DIRECTIONS FOR THIS TASK: Omit all images. Write out the rest of the material exactly.

=== MATERIAL PROVIDED ===

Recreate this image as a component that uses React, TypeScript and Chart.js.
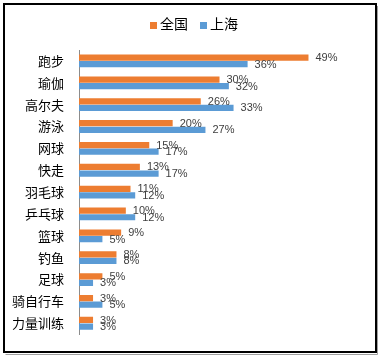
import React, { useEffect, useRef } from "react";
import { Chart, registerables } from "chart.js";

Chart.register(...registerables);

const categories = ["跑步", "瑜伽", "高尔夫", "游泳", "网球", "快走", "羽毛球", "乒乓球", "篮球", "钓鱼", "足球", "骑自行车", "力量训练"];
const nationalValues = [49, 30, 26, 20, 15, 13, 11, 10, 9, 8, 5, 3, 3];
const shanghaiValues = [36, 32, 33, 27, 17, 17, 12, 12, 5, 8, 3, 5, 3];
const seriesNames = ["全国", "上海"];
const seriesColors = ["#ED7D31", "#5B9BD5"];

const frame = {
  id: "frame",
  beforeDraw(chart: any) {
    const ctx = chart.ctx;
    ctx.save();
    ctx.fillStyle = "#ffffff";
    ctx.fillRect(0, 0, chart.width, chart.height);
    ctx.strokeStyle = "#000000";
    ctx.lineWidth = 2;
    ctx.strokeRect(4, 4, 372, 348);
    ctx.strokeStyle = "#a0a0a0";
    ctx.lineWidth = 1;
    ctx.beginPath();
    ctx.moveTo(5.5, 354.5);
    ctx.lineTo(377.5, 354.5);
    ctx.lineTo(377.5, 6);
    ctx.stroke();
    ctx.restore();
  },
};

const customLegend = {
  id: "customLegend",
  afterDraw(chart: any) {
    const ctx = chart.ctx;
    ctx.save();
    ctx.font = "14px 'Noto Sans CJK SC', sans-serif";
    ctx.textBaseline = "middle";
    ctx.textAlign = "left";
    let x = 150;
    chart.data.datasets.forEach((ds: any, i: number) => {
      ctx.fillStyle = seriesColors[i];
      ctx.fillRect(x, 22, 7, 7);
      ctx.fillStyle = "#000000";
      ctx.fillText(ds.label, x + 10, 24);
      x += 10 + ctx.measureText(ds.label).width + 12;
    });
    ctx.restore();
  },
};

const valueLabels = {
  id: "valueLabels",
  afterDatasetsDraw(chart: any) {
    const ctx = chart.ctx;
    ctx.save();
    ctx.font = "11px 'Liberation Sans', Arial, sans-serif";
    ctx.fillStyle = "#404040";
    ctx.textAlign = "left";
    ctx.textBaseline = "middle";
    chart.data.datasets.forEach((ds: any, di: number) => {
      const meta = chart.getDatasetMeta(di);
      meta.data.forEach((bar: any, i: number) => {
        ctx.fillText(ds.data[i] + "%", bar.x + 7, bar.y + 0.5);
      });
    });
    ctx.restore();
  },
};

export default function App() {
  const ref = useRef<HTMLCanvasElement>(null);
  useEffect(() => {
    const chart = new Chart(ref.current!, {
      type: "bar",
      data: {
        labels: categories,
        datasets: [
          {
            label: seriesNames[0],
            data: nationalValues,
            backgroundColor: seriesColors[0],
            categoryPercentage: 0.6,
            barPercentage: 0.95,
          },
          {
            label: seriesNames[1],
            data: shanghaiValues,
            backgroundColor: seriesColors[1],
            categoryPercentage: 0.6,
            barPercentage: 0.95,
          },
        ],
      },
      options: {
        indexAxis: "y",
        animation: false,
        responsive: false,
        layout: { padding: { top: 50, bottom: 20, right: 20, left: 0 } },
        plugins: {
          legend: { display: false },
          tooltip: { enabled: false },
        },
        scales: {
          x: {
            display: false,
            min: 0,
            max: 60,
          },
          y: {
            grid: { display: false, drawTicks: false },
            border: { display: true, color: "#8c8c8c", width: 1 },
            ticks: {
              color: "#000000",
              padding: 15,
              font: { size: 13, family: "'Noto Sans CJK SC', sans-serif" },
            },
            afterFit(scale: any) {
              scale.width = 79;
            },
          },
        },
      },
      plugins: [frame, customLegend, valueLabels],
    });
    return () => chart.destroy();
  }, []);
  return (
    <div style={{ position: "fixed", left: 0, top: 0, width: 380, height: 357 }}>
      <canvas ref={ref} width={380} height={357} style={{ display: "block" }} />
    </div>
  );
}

===

FINISHED ANSWER:
Recreate this image as a component that uses React, TypeScript and Chart.js.
import React, { useEffect, useRef } from "react";
import { Chart, registerables } from "chart.js";

Chart.register(...registerables);

const categories = ["跑步", "瑜伽", "高尔夫", "游泳", "网球", "快走", "羽毛球", "乒乓球", "篮球", "钓鱼", "足球", "骑自行车", "力量训练"];
const nationalValues = [49, 30, 26, 20, 15, 13, 11, 10, 9, 8, 5, 3, 3];
const shanghaiValues = [36, 32, 33, 27, 17, 17, 12, 12, 5, 8, 3, 5, 3];
const seriesNames = ["全国", "上海"];
const seriesColors = ["#ED7D31", "#5B9BD5"];

const frame = {
  id: "frame",
  beforeDraw(chart: any) {
    const ctx = chart.ctx;
    ctx.save();
    ctx.fillStyle = "#ffffff";
    ctx.fillRect(0, 0, chart.width, chart.height);
    ctx.strokeStyle = "#000000";
    ctx.lineWidth = 2;
    ctx.strokeRect(4, 4, 372, 348);
    ctx.strokeStyle = "#a0a0a0";
    ctx.lineWidth = 1;
    ctx.beginPath();
    ctx.moveTo(5.5, 354.5);
    ctx.lineTo(377.5, 354.5);
    ctx.lineTo(377.5, 6);
    ctx.stroke();
    ctx.restore();
  },
};

const customLegend = {
  id: "customLegend",
  afterDraw(chart: any) {
    const ctx = chart.ctx;
    ctx.save();
    ctx.font = "14px 'Noto Sans CJK SC', sans-serif";
    ctx.textBaseline = "middle";
    ctx.textAlign = "left";
    let x = 150;
    chart.data.datasets.forEach((ds: any, i: number) => {
      ctx.fillStyle = seriesColors[i];
      ctx.fillRect(x, 22, 7, 7);
      ctx.fillStyle = "#000000";
      ctx.fillText(ds.label, x + 10, 24);
      x += 10 + ctx.measureText(ds.label).width + 12;
    });
    ctx.restore();
  },
};

const valueLabels = {
  id: "valueLabels",
  afterDatasetsDraw(chart: any) {
    const ctx = chart.ctx;
    ctx.save();
    ctx.font = "11px 'Liberation Sans', Arial, sans-serif";
    ctx.fillStyle = "#404040";
    ctx.textAlign = "left";
    ctx.textBaseline = "middle";
    chart.data.datasets.forEach((ds: any, di: number) => {
      const meta = chart.getDatasetMeta(di);
      meta.data.forEach((bar: any, i: number) => {
        ctx.fillText(ds.data[i] + "%", bar.x + 7, bar.y + 0.5);
      });
    });
    ctx.restore();
  },
};

export default function App() {
  const ref = useRef<HTMLCanvasElement>(null);
  useEffect(() => {
    const chart = new Chart(ref.current!, {
      type: "bar",
      data: {
        labels: categories,
        datasets: [
          {
            label: seriesNames[0],
            data: nationalValues,
            backgroundColor: seriesColors[0],
            categoryPercentage: 0.6,
            barPercentage: 0.95,
          },
          {
            label: seriesNames[1],
            data: shanghaiValues,
            backgroundColor: seriesColors[1],
            categoryPercentage: 0.6,
            barPercentage: 0.95,
          },
        ],
      },
      options: {
        indexAxis: "y",
        animation: false,
        responsive: false,
        layout: { padding: { top: 50, bottom: 20, right: 20, left: 0 } },
        plugins: {
          legend: { display: false },
          tooltip: { enabled: false },
        },
        scales: {
          x: {
            display: false,
            min: 0,
            max: 60,
          },
          y: {
            grid: { display: false, drawTicks: false },
            border: { display: true, color: "#8c8c8c", width: 1 },
            ticks: {
              color: "#000000",
              padding: 15,
              font: { size: 13, family: "'Noto Sans CJK SC', sans-serif" },
            },
            afterFit(scale: any) {
              scale.width = 79;
            },
          },
        },
      },
      plugins: [frame, customLegend, valueLabels],
    });
    return () => chart.destroy();
  }, []);
  return (
    <div style={{ position: "fixed", left: 0, top: 0, width: 380, height: 357 }}>
      <canvas ref={ref} width={380} height={357} style={{ display: "block" }} />
    </div>
  );
}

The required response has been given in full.